Ask the Beasts: Darwin and the God of Love by Elizabeth A. Johnson (Bloomsbury Continuum, $22.99): OK, so this book of theology might not exactly be beach reading, but wouldn't reading about the natural world and the morality of ecological care of it be perfect for reading around a campfire? Anyone interested in the intersection of science and religion should read this one.

Got Religion?: How Churches, Mosques and Synagogues Can Bring Young People Back by Naomi Schaefer Riley (Templeton Press, $24.95): For years, I have written about how the church could bring back Generation X; now other authors are doing the same with millennials. Jewish journalist Riley profiles promising models from successful groups from a variety of religious traditions. Of course, I'm particularly interested in the Catholic chapter, called "Joining the Service: How the Catholic Church is Training a New Generation of Laypeople to Be Spiritual Leaders."
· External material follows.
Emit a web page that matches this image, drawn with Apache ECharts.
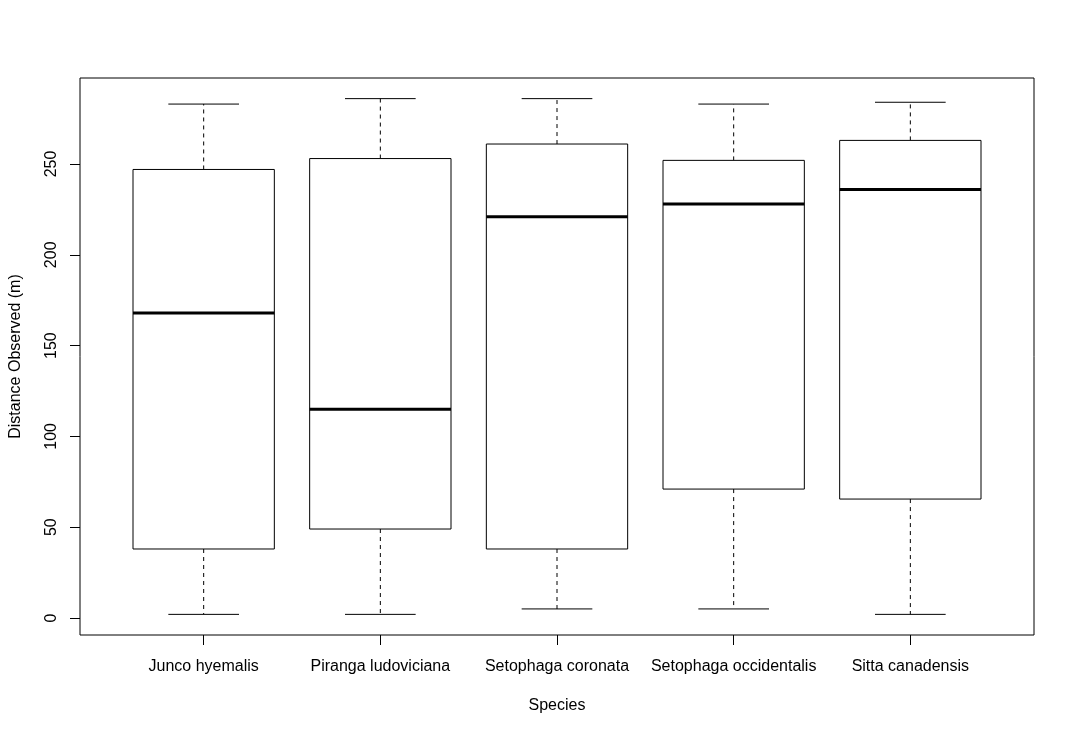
<!DOCTYPE html>
<html>
<head>
<meta charset="utf-8">
<script src="https://cdn.jsdelivr.net/npm/echarts@6/dist/echarts.min.js"></script>
<style>
html,body{margin:0;padding:0;background:#fff;}
#chart{width:1075px;height:734px;}
</style>
</head>
<body>
<div id="chart"></div>
<script>
// Data
const species = ["Junco hyemalis", "Piranga ludoviciana", "Setophaga coronata", "Setophaga occidentalis", "Sitta canadensis"];
const lowerWhisker = [2, 2, 5, 5, 2];
const q1 = [38, 49, 38, 71, 65.5];
const median = [168, 115, 221, 228, 236];
const q3 = [247, 253, 261, 252, 263];
const upperWhisker = [283, 286, 286, 283, 284];
const yTicks = [0, 50, 100, 150, 200, 250];
const xTicks = [1, 2, 3, 4, 5];

const dataMin = Math.min(...lowerWhisker), dataMax = Math.max(...upperWhisker);
const pad = (dataMax - dataMin) * 0.04;

const seriesData = species.map((s, i) => [i + 1, lowerWhisker[i], q1[i], median[i], q3[i], upperWhisker[i]]);

const FONT = "'Liberation Sans', Arial, Helvetica, sans-serif";
const chart = echarts.init(document.getElementById('chart'), null, {renderer: 'canvas'});

function renderItem(params, api) {
  const x = api.value(0);
  const lo = api.value(1), a = api.value(2), m = api.value(3), b = api.value(4), hi = api.value(5);
  const halfBox = 0.4, halfCap = 0.2;
  const tl = api.coord([x - halfBox, b]);
  const br = api.coord([x + halfBox, a]);
  const c = api.coord([x, 0]);
  const yLo = api.coord([x, lo])[1], yHi = api.coord([x, hi])[1];
  const yA = br[1], yB = tl[1], yM = api.coord([x, m])[1];
  const capL = api.coord([x - halfCap, 0])[0], capR = api.coord([x + halfCap, 0])[0];
  const thin = {stroke: '#000', lineWidth: 1, fill: null};
  const dash = {stroke: '#000', lineWidth: 1, lineDash: [4, 4]};
  return {
    type: 'group',
    children: [
      {type: 'line', shape: {x1: c[0], y1: yB, x2: c[0], y2: yHi}, style: dash},
      {type: 'line', shape: {x1: c[0], y1: yA, x2: c[0], y2: yLo}, style: dash},
      {type: 'line', shape: {x1: capL, y1: yHi, x2: capR, y2: yHi}, style: thin},
      {type: 'line', shape: {x1: capL, y1: yLo, x2: capR, y2: yLo}, style: thin},
      {type: 'rect', shape: {x: tl[0], y: tl[1], width: br[0] - tl[0], height: br[1] - tl[1]}, style: {stroke: '#000', lineWidth: 1, fill: '#fff'}},
      {type: 'line', shape: {x1: tl[0], y1: yM, x2: br[0], y2: yM}, style: {stroke: '#000', lineWidth: 3}}
    ]
  };
}

chart.setOption({
  animation: false,
  backgroundColor: '#fff',
  textStyle: {fontFamily: FONT, color: '#000'},
  grid: {left: 79, right: 41, top: 78, bottom: 99, show: true, borderColor: '#000', borderWidth: 1, backgroundColor: 'transparent', containLabel: false},
  xAxis: {
    type: 'value', min: 0.3, max: 5.7,
    splitLine: {show: false},
    axisLine: {show: false, onZero: false},
    axisTick: {show: true, length: 10, inside: false, customValues: xTicks, lineStyle: {color: '#000', width: 1}},
    axisLabel: {show: true, customValues: xTicks, margin: 24, fontSize: 16, fontFamily: FONT, color: '#000',
      formatter: v => species[Math.round(v) - 1] || ''},
    name: 'Species', nameLocation: 'middle', nameGap: 63,
    nameTextStyle: {fontSize: 16, fontFamily: FONT, color: '#000'}
  },
  yAxis: {
    type: 'value', min: dataMin - pad, max: dataMax + pad,
    splitLine: {show: false},
    axisLine: {show: false, onZero: false},
    axisTick: {show: true, length: 10, inside: false, customValues: yTicks, lineStyle: {color: '#000', width: 1}},
    axisLabel: {show: true, customValues: yTicks, rotate: 90, margin: 20, fontSize: 16, fontFamily: FONT, color: '#000'},
    name: 'Distance Observed (m)', nameLocation: 'middle', nameRotate: 90, nameGap: 56,
    nameTextStyle: {fontSize: 16, fontFamily: FONT, color: '#000'}
  },
  series: [{
    type: 'custom',
    renderItem: renderItem,
    data: seriesData,
    encode: {x: 0, y: [1, 2, 3, 4, 5]},
    clip: false
  }]
});
</script>
</body>
</html>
Spiritual Leadership for Challenging Times: Presidential Addresses From the Leadership Conference of Women Religious, edited by Immaculate Heart of Mary Sr. Annmarie Sanders (Orbis Books, $20): If a collection of presidential addresses sounds "ho hum," then it must not be ones from LCWR. These prophetic words from 10 LCWR presidents reveal why the current Vatican inquiry into the group is hogwash.

A Homemade Year: The Blessings of Cooking, Crafting, and Coming Together by Jerusalem Jackson Greer (Paraclete Press, $21): This book is a year old, but somehow I missed it. Mommy-blogger Greer (www.jollygoodegal.com), who describes herself as "liturgical convert," combines her love of cooking, crafts and faith. As a fellow mom, crafter and sometimes cook, I am always on the lookout for resources to help my family mark the seasons.

Daring Greatly: How the Courage to Be Vulnerable Transforms the Way We Live, Love, Parent, and Lead by Brené Brown (Gotham, $26): I'm usually not a fan of "self-help" books, but lots of folks I respect are talking about this book. Social work professor and TED Talk speaker Brown writes about the importance of vulnerability for ourselves, our children, our relationships and even our faith lives. Brown is a Christian who returned to church later in life and quotes the likes Franciscan Fr. Richard Rohr. I think this is a message I need to hear.

Shotgun Lovesongs by Nickolas Butler (Thomas Dunne Books, $25.99): No summer reading list would be complete without a novel, and this one is recommended by my colleague Don Phelps as part of Aurora University Library's Books of Summer list. I'm intrigued because this debut novel that follows the friendship of two buddies for two decades is set in small-town Wisconsin, where both my parents grew up. Phelps says it's about "hope, heartbreak, forgiveness and healing."

[Heidi Schlumpf teaches communication at Aurora University outside of Chicago.]